Goettsche was indicted in 2019, and three co-defendants later pleaded guilty. His own case, however, had dragged on toward trial, and it is his prosecution that the department is now moving to end. Officials cited the length of time the case had been pending and efforts to recover money for investors as reasons, according to the reporting.

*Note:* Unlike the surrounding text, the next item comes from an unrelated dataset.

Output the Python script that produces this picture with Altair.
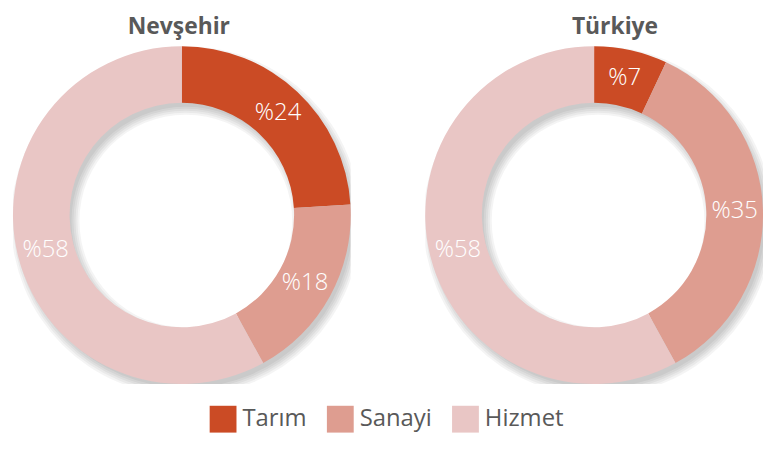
import altair as alt
import pandas as pd

regions = ["Nevşehir", "Türkiye"]
categories = ["Tarım", "Sanayi", "Hizmet"]
nevsehir_values = [24, 18, 58]
turkiye_values = [7, 35, 58]
colors = ["#CB4B25", "#DE9D90", "#E9C6C5"]

rows = []
for region, vals in zip(regions, [nevsehir_values, turkiye_values]):
    for i, (cat, v) in enumerate(zip(categories, vals)):
        rows.append({"region": region, "category": cat, "value": v,
                     "order": i, "label": f"%{v}"})
df = pd.DataFrame(rows)

OUTER = 170
INNER = 113
FONT = "Open Sans"


def panel(region, title_dx):
    base = alt.Chart(df).transform_filter(alt.datum.region == region)
    shadows = []
    for k in range(0, 10, 2):
        shadows.append(
            base.mark_arc(outerRadius=OUTER + k - 2, innerRadius=INNER - k + 2,
                          color="black", opacity=0.045, xOffset=4, yOffset=6,
                          clip=True)
            .encode(theta=alt.Theta("sum(value):Q", stack=True))
        )
    enc = dict(
        theta=alt.Theta("value:Q", stack=True),
        order=alt.Order("order:Q"),
    )
    arcs = base.mark_arc(outerRadius=OUTER, innerRadius=INNER, stroke=None).encode(
        color=alt.Color(
            "category:N",
            scale=alt.Scale(domain=categories, range=colors),
            legend=alt.Legend(
                title=None, orient="none", legendX=198, legendY=362,
                direction="horizontal", symbolType="square", symbolSize=729,
                symbolStrokeWidth=0, labelFontSize=24, labelColor="#595959",
                labelFont=FONT, columnPadding=20, labelOffset=6,
            ),
        ),
        **enc,
    )
    text = base.mark_text(radius=(OUTER + INNER) / 2, fontSize=24, font=FONT,
                          fontWeight=300, color="white").encode(
        text="label:N", **enc
    )
    return alt.layer(*shadows, arcs, text).properties(
        width=340, height=340,
        title=alt.TitleParams(region, fontSize=23, fontWeight="bold",
                              color="#595959", font=FONT, anchor="middle",
                              dx=title_dx, offset=7),
    )


chart = alt.hconcat(panel("Nevşehir", -3), panel("Türkiye", 21), spacing=75).properties(
    padding={"left": 5, "top": 7, "right": 0, "bottom": 0}
).configure_view(stroke=None)

chart.save("out.html", embed_options={"renderer": "svg", "actions": False})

There is a wider backdrop. Under the current administration, the Justice Department has pulled back from what it framed as "regulation by prosecution" of the crypto industry, a shift signaled in a 2025 memo that told prosecutors to narrow their focus in digital-asset cases. Bloomberg Law also reported that Goettsche's legal team, which lobbied the department to drop the case, included lawyers with ties to the administration. Those are the facts as reported; the department's formal filing will set out its official rationale.

## Why it matters

The move raises uncomfortable questions about consistency and deterrence. Goettsche's co-defendants admitted guilt, yet the alleged ringleader may now avoid a criminal verdict altogether, an outcome victims and some legal observers are likely to find hard to square. More broadly, dropping a flagship fraud case sends a signal about how aggressively Washington intends to police wrongdoing in crypto at a moment when the government is otherwise easing its stance toward the industry.

For ordinary investors, the enduring lesson is older than crypto itself. Schemes promising steady, outsized returns from opaque "mining" or trading operations have long been a hallmark of fraud, and the collapse of BitClub is a reminder that a shiny technological wrapper does not change the math of a Ponzi. How this case ends, and what it says about enforcement, will be watched closely across the industry. This article is informational and not investment advice.